Just as Gorky's work reached its peak, he was hit by a series of personal tragedies. In 1946, his studio burned down, destroying many of his paintings. In the same year he was diagnosed with, and operated on for, cancer. In 1948 he broke his neck in a car accident and when his wife left him shortly afterwards, he hanged himself. It had taken him nearly 20 years to move through the Masters, Cezanne and Picasso, and just when he found his own personal style, he died.

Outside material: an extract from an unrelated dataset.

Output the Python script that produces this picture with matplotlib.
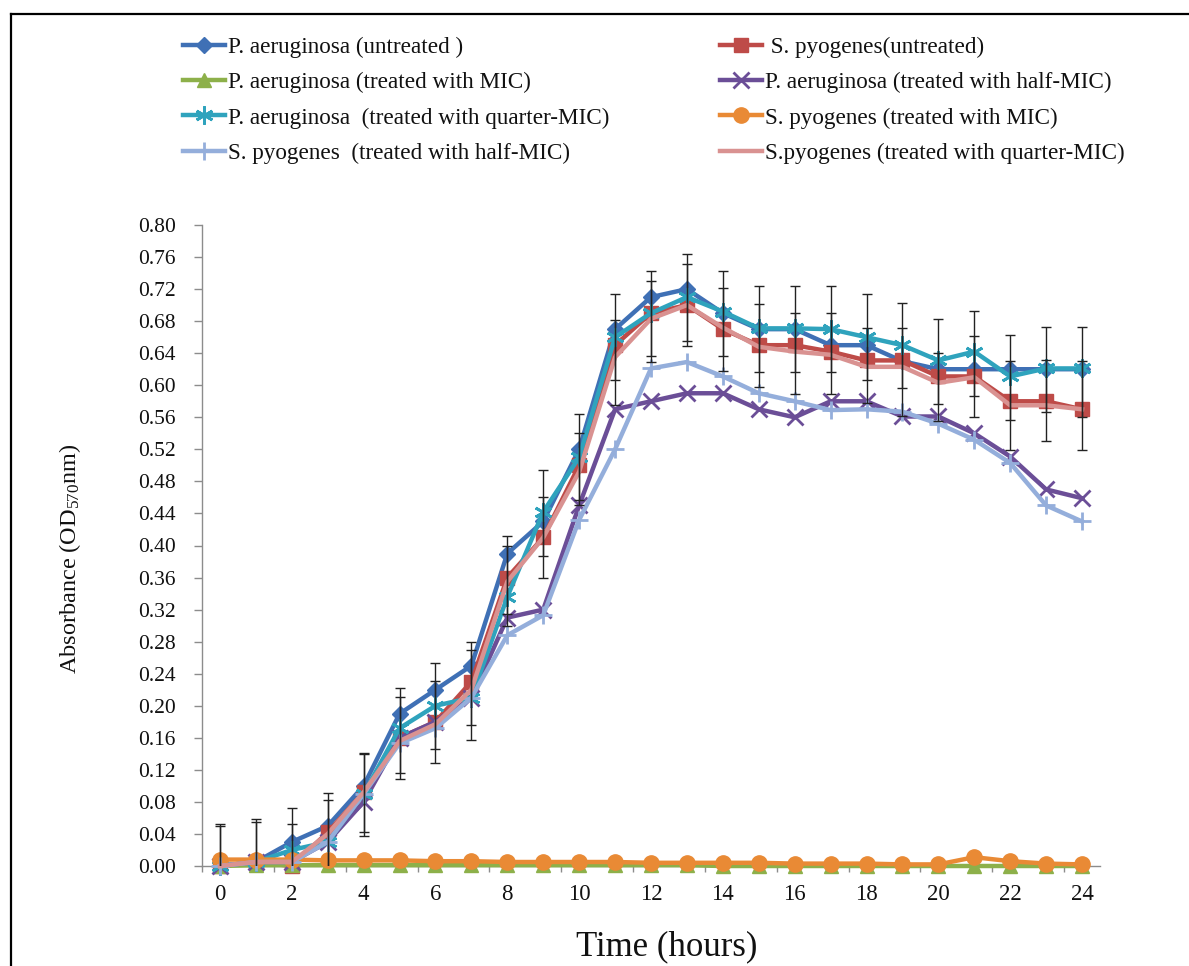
import matplotlib
matplotlib.use("Agg")
import matplotlib.pyplot as plt
from matplotlib.lines import Line2D
import numpy as np

plt.rcParams['font.family'] = ['Liberation Serif', 'DejaVu Serif']
plt.rcParams['mathtext.fontset'] = 'custom'
plt.rcParams['mathtext.rm'] = 'Liberation Serif'
plt.rcParams['mathtext.it'] = 'Liberation Serif:italic'

hours = list(range(25))
pa_untreated = [0.000, 0.005, 0.030, 0.050, 0.100, 0.190, 0.220, 0.250, 0.390, 0.430, 0.520, 0.670, 0.710,
                0.720, 0.690, 0.670, 0.670, 0.650, 0.650, 0.630, 0.620, 0.620, 0.620, 0.620, 0.620]
sp_untreated = [0.000, 0.005, 0.000, 0.042, 0.092, 0.160, 0.180, 0.230, 0.360, 0.410, 0.500, 0.650, 0.690,
                0.700, 0.670, 0.650, 0.650, 0.642, 0.631, 0.631, 0.611, 0.611, 0.580, 0.580, 0.570]
pa_mic = [0.000, 0.001, 0.001, 0.001, 0.001, 0.001, 0.001, 0.001, 0.001, 0.001, 0.001, 0.001, 0.001,
          0.001, 0.000, 0.000, 0.000, 0.000, 0.000, 0.000, 0.000, 0.000, 0.000, 0.000, 0.000]
pa_half = [0.000, 0.005, 0.005, 0.030, 0.080, 0.160, 0.180, 0.210, 0.310, 0.320, 0.450, 0.570, 0.580,
           0.590, 0.590, 0.570, 0.560, 0.580, 0.580, 0.561, 0.561, 0.540, 0.511, 0.470, 0.459]
pa_quarter = [0.000, 0.005, 0.020, 0.030, 0.090, 0.172, 0.200, 0.210, 0.336, 0.442, 0.510, 0.660, 0.690,
              0.710, 0.692, 0.671, 0.671, 0.670, 0.660, 0.650, 0.631, 0.642, 0.611, 0.621, 0.621]
sp_mic = [0.008, 0.008, 0.008, 0.007, 0.007, 0.007, 0.006, 0.006, 0.005, 0.005, 0.005, 0.005, 0.004,
          0.004, 0.004, 0.004, 0.003, 0.003, 0.003, 0.002, 0.002, 0.011, 0.006, 0.003, 0.002]
sp_half = [0.000, 0.005, 0.005, 0.030, 0.090, 0.153, 0.172, 0.210, 0.288, 0.313, 0.432, 0.520, 0.621,
           0.629, 0.611, 0.590, 0.580, 0.569, 0.570, 0.567, 0.552, 0.532, 0.503, 0.450, 0.430]
sp_quarter = [0.000, 0.005, 0.005, 0.040, 0.092, 0.156, 0.177, 0.220, 0.355, 0.410, 0.492, 0.635, 0.683,
              0.700, 0.672, 0.648, 0.642, 0.638, 0.623, 0.623, 0.603, 0.610, 0.575, 0.575, 0.570]

# error bars (lower / upper) for S. pyogenes untreated and S. pyogenes quarter-MIC
sp_untreated_err_lo = [0.053, 0.054, 0.073, 0.049, 0.055, 0.052, 0.051, 0.073, 0.060, 0.051, 0.050, 0.075,
                       0.061, 0.051, 0.052, 0.052, 0.061, 0.053, 0.053, 0.070, 0.056, 0.051, 0.061, 0.050,
                       0.051]
sp_untreated_err_hi = [0.053, 0.054, 0.073, 0.049, 0.049, 0.062, 0.073, 0.050, 0.052, 0.084, 0.064, 0.064,
                       0.053, 0.064, 0.073, 0.074, 0.074, 0.082, 0.083, 0.072, 0.072, 0.082, 0.083, 0.093,
                       0.103]
sp_quarter_err_lo = [0.050, 0.050, 0.047, 0.042, 0.050, 0.040, 0.031, 0.044, 0.040, 0.023, 0.035, 0.029,
                     0.047, 0.045, 0.036, 0.032, 0.026, 0.022, 0.017, 0.026, 0.026, 0.023, 0.018, 0.008,
                     0.010]
sp_quarter_err_hi = [0.050, 0.050, 0.047, 0.042, 0.048, 0.055, 0.054, 0.050, 0.045, 0.050, 0.048, 0.046,
                     0.047, 0.051, 0.049, 0.053, 0.048, 0.052, 0.048, 0.048, 0.037, 0.051, 0.055, 0.056,
                     0.060]

labels = ["P. aeruginosa (untreated )",
          " S. pyogenes(untreated)",
          "P. aeruginosa (treated with MIC)",
          "P. aeruginosa (treated with half-MIC)",
          "P. aeruginosa  (treated with quarter-MIC)",
          "S. pyogenes (treated with MIC)",
          "S. pyogenes  (treated with half-MIC)",
          "S.pyogenes (treated with quarter-MIC)"]

y_ticks = [0.00, 0.04, 0.08, 0.12, 0.16, 0.20, 0.24, 0.28, 0.32, 0.36, 0.40,
           0.44, 0.48, 0.52, 0.56, 0.60, 0.64, 0.68, 0.72, 0.76, 0.80]
x_tick_labels = ["0", "2", "4", "6", "8", "10", "12", "14", "16", "18", "20", "22", "24"]

W, H = 1189, 966
fig = plt.figure(figsize=(W / 100, H / 100), dpi=100)
fig.patch.set_facecolor('white')

ax_l, ax_r, ax_t, ax_b = 202, 1100, 225, 866
ax = fig.add_axes([ax_l / W, (H - ax_b) / H, (ax_r - ax_l) / W, (ax_b - ax_t) / H])

series = [
    dict(y=pa_untreated, color='#3F70B5', marker='D', ms=8.5, mew=1, mfc='#3F70B5'),
    dict(y=sp_untreated, color='#BE4B48', marker='s', ms=10.5, mew=1, mfc='#BE4B48'),
    dict(y=pa_mic, color='#8DB04A', marker='^', ms=10, mew=1, mfc='#8DB04A'),
    dict(y=pa_half, color='#6B4E97', marker='x', ms=11, mew=2, mfc='#6B4E97'),
    dict(y=pa_quarter, color='#2FA3BD', marker=(6, 2, 0), ms=13, mew=2, mfc='#2FA3BD'),
    dict(y=sp_mic, color='#E98A35', marker='o', ms=11, mew=1, mfc='#E98A35'),
    dict(y=sp_half, color='#94AEDB', marker='+', ms=13, mew=2, mfc='#94AEDB'),
    dict(y=sp_quarter, color='#D99291', marker=None, ms=0, mew=0, mfc='#D99291'),
]

handles = []
for i, s in enumerate(series):
    ln, = ax.plot(hours, s['y'], color=s['color'], lw=3.2, marker=s['marker'], ms=s['ms'],
                  mew=s['mew'], mfc=s['mfc'], mec=s['color'], clip_on=False, zorder=3 + i * 0.1,
                  label=labels[i])
    handles.append(ln)

ax.errorbar(hours, sp_untreated, yerr=[sp_untreated_err_lo, sp_untreated_err_hi], fmt='none',
            ecolor='#222222', elinewidth=1.0, capsize=3.8, capthick=1.0, zorder=5)
ax.errorbar(hours, sp_quarter, yerr=[sp_quarter_err_lo, sp_quarter_err_hi], fmt='none',
            ecolor='#222222', elinewidth=1.0, capsize=3.8, capthick=1.0, zorder=5)

ax.set_xlim(-0.5, 24.5)
ax.set_ylim(0, 0.80)
ax.set_yticks(y_ticks)
ax.set_yticklabels([f"{v:.2f}" for v in y_ticks])
ax.set_xticks(hours[::2])
ax.set_xticklabels(x_tick_labels)
ax.set_xticks(np.arange(-0.5, 24.0, 2), minor=True)

for side in ['top', 'right']:
    ax.spines[side].set_visible(False)
for side in ['left', 'bottom']:
    ax.spines[side].set_color('#8C8C8C')
    ax.spines[side].set_linewidth(1.0)

ax.tick_params(axis='y', which='major', direction='out', length=6, width=1, color='#8C8C8C',
               pad=13, labelsize=15.5, labelcolor='#111111')
ax.tick_params(axis='x', which='major', length=0, pad=13, labelsize=16.5, labelcolor='#111111')
ax.tick_params(axis='x', which='minor', direction='out', length=4, width=1, color='#8C8C8C')

ax.set_ylabel(r"Absorbance (OD$_{570}$nm)", fontsize=17.5, color='#111111')
ax.yaxis.set_label_coords(-0.1325, 0.479)
ax.set_xlabel("Time (hours)", fontsize=25, color='#111111')
ax.xaxis.set_label_coords(0.518, -0.100)

col1 = [handles[0], handles[2], handles[4], handles[6]]
col2 = [handles[1], handles[3], handles[5], handles[7]]
leg_kw = dict(frameon=False, fontsize=16.7, handlelength=1.8, handletextpad=0.12, labelspacing=0.6,
              borderpad=0, borderaxespad=0, loc='upper left')
leg1 = fig.legend(handles=col1, labels=[h.get_label() for h in col1],
                  bbox_to_anchor=(183 / W, 1 - 37 / H), **leg_kw)
leg2 = fig.legend(handles=col2, labels=[h.get_label() for h in col2],
                  bbox_to_anchor=(720 / W, 1 - 37 / H), **leg_kw)
for leg in (leg1, leg2):
    for t in leg.get_texts():
        t.set_color('#111111')

fig.add_artist(Line2D([11 / W, 11 / W], [0, 1 - 14 / H], color='black', lw=1.6,
                      transform=fig.transFigure))
fig.add_artist(Line2D([11 / W, 1], [1 - 14 / H, 1 - 14 / H], color='black', lw=1.6,
                      transform=fig.transFigure))

fig.savefig("out.png", dpi=100, facecolor='white')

In 2009 the Philadelphia Museum of Art held a major Retrospective, followed by the Tate Modern in London and, in 2010, by the Museum of Contemporary Art (MOCA) in Los Angeles.


A man of several differing cultures, Arshile Gorky helped to integrate European Surrealism with American Abstract Expressionism. (He is often referred to as the last Surrealist and first Abstract Expressionist.) His influence on the De Kooning, Pollock, Rothko generation was very significant but tragically short-lived.

Paintings by Arshile Gorky can be seen in many of the best art museums throughout the world.